I am the administrator of the Failover Cluster and get called that my Cluster node that holds the John’s Cluster Application resource is in a pseudo hung state. Both Explorer and Failover Cluster Management hang up while the rest of the machine is real slow. If I try and move this group over to another node, that node experiences the same problems and errors. So I reboot them and when the Cluster Service starts, the machine goes into this pseudo hung state again. Looking through the event logs, I see that the Cluster Service starts fine. But I do see that John’s Cluster Application is throwing errors in the event log and those were the last things listed. I do some research on the errors and see that it is caused by a log file this application uses as being corrupt. All I have to do is delete this file and the application will dynamically recreate the file, start fine, and no longer hang the machine. That seems simple enough. But wait, I do not have access to the Clustered Drive that this application is on as Explorer hangs and I also cannot get to it from a command prompt.

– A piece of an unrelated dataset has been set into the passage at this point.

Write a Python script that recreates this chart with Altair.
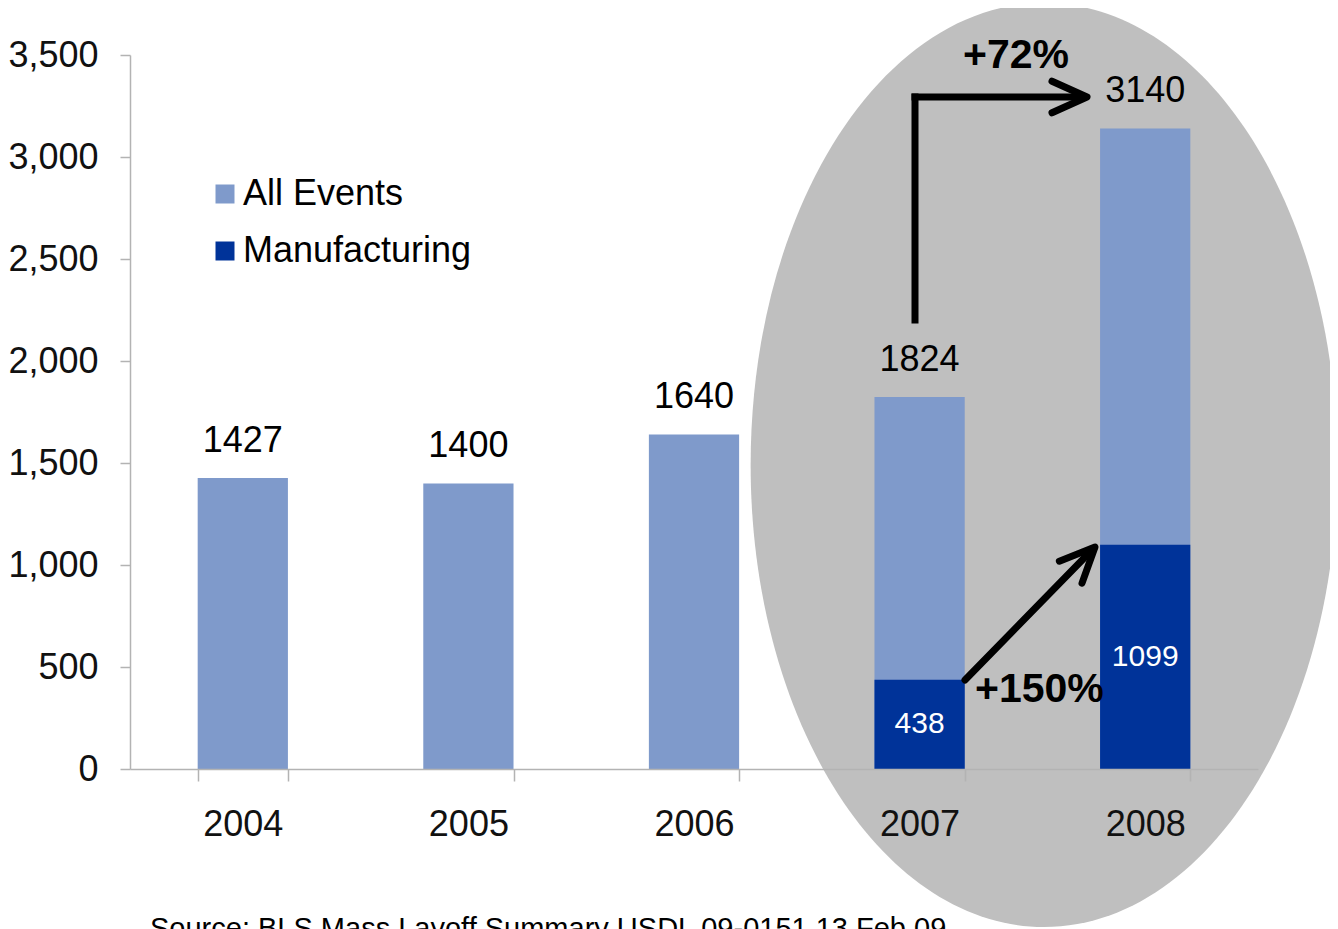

In the days before Windows 2008 R2 Failover Cluster, I would have to:

  1. Power off all other nodes.
  2. Set the Cluster Service to MANUAL or DISABLED
  3. Disable the Cluster Disk Driver
  4. Reboot this machine
  5. Delete the file
  6. Re-enable the Cluster Disk Driver
  7. Set the Cluster Service to AUTOMATIC and start it
  8. Power up all other nodes

The above was the only way I was going to be able to get access to the drives. Something like this can be painful and time consuming. If the nodes take about 15 minutes to boot because of the devices and the memory, it just adds to the frustrations.

This is where the /IPS Switch comes in. Your steps would now be:

  1. Stop the Cluster Service on all other nodes
  2. Reboot this one node since it is hung
  3. While that node is rebooting, on the other node, start the Cluster Service with the IPS Switch:
    • Net start clussvc /ips
  4. Go to the group that has the disk
  5. Bring the disk online
  6. Delete the file
  7. Bring the rest of the group online

For those who like to see stuff on MSDN, you can get a little more information on the /IPS switch here.
So as a recap, these are the only switches available for Windows Server 2008 and 2008 R2 Failover Clusters.

The switches can make things easier, less frustrating, and causes less downtime. This can mean production/dollars lost are more at a minimum and that makes everyone happy.